= William Ridley (Presbyterian missionary) =

English missionary (1819–1878)

William Ridley (14 September 1819 – 26 September 1878) was an English Presbyterian missionary who studied Australian Aboriginal languages, particularly Gamilaraay.

==Early life and education==
Ridley was born in Hartford End, Essex, England. He was educated at King's College and University of London where he graduated B.A. Dr. John Lang brought him to Australia and he arrived on the Clifton in Sydney on 19 March 1850. Ridley taught languages at the Australian College.

==Career==
Ridley was ordained in the Scots Church by Lang in 1850, the following year he began his ministry in Dungog, New South Wales. In 1853 he began a travelling ministry in the New England region. This was extended in 1855 to include Moreton Bay where he formed the Moreton Bay Aborigines Friends' Society in February.

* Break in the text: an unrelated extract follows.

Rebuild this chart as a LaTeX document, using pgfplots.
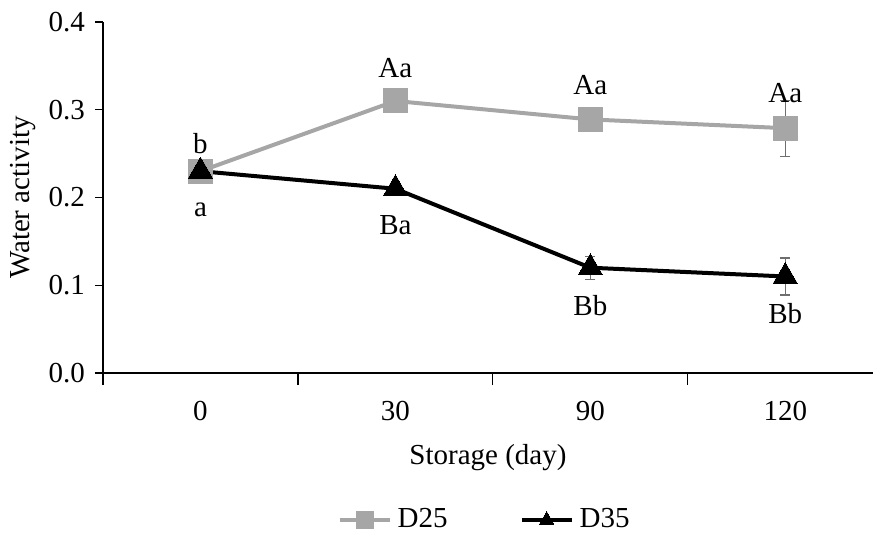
\documentclass[border=0pt]{standalone}
\usepackage{fontspec}
\setmainfont{Liberation Serif}
\usepackage{pgfplots}
\pgfplotsset{compat=1.18}
\definecolor{lgray}{RGB}{166,166,166}
\definecolor{egray}{RGB}{110,110,110}
\newcommand{\fs}{\fontsize{14.5}{16}\selectfont}
\begin{document}
\fs
\begin{tikzpicture}
\begin{axis}[
  scale only axis,
  width=385pt, height=175.5pt,
  xmin=-0.5, xmax=3.45,
  ymin=0, ymax=0.4,
  axis x line*=bottom, axis y line*=left,
  axis line style={line width=0.6pt},
  xtick={0,1,2,3},
  xticklabels={0,30,90,120},
  major x tick style={draw=none},
  minor xtick={-0.5,0.5,1.5,2.5},
  minor tick length=6pt,
  ytick={0,0.1,0.2,0.3,0.4},
  major tick length=4pt,
  tick align=outside,
  tick style={black, line width=0.6pt},
  yticklabel style={/pgf/number format/fixed, /pgf/number format/fixed zerofill, /pgf/number format/precision=1},
  /pgf/number format/assume math mode=true,
  ticklabel style={font=\fs},
  xticklabel style={yshift=-5pt},
  xlabel={Storage (day)},
  ylabel={Water activity},
  xlabel style={yshift=-2pt},
  ylabel style={yshift=-3.5pt},
  label style={font=\fs},
  legend style={draw=none, at={(0.497,-0.419)}, anchor=center, legend columns=2,
    font=\fs, inner xsep=0pt, /tikz/every even column/.append style={column sep=34pt},
    /tikz/every odd column/.append style={column sep=1pt}},
  legend image code/.code={
    \draw[mark repeat=2,mark phase=2, mark size=4.2pt] plot coordinates {(0pt,0pt) (12.5pt,0pt) (25pt,0pt)};
  },
  clip=false,
]
\addplot[lgray, line width=2pt, mark=square*, mark size=6pt, mark options={solid, fill=lgray, draw=lgray, line width=0pt},
  error bars/.cd, y dir=both, y explicit, error mark options={rotate=90, mark size=2.5pt, egray, line width=0.6pt}, error bar style={egray, line width=0.6pt}]
  coordinates {(0,0.23) +- (0,0.003) (1,0.31) +- (0,0.003) (2,0.289) +- (0,0.004) (3,0.279) +- (0,0.032)};
\addlegendentry{D25}
\addplot[black, line width=2pt, mark=triangle*, mark size=7pt, mark options={solid, fill=black, line width=0pt},
  error bars/.cd, y dir=both, y explicit, error mark options={rotate=90, mark size=2.5pt, egray, line width=0.6pt}, error bar style={egray, line width=0.6pt}]
  coordinates {(0,0.23) +- (0,0.003) (1,0.21) +- (0,0.003) (2,0.12) +- (0,0.013) (3,0.11) +- (0,0.021)};
\addlegendentry{D35}
\node at (axis cs:0,0.261) {b};
\node at (axis cs:0,0.186) {a};
\node at (axis cs:1,0.348) {Aa};
\node at (axis cs:2,0.328) {Aa};
\node at (axis cs:3,0.319) {Aa};
\node at (axis cs:1,0.169) {Ba};
\node at (axis cs:2,0.077) {Bb};
\node at (axis cs:3,0.068) {Bb};
\end{axis}
\pgfresetboundingbox
\useasboundingbox (current axis.south west) ++(-51.5pt,-79.5pt) rectangle ++(436.5pt,266pt);
\end{tikzpicture}
\end{document}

In the same year he published Report … of a Journey Along the Condamine, Barwan and Namoi Rivers , and in 1856 published Gurre Kamilaroi: or Kamilaroi Sayings.

In 1861 he provided an opinion to the Select Committee on the Native Police Force of Queensland. This was regarding "considerations as to the means to be adopted for civilizing the Aborigines of Australia, suggested by a three-years' mission among that people."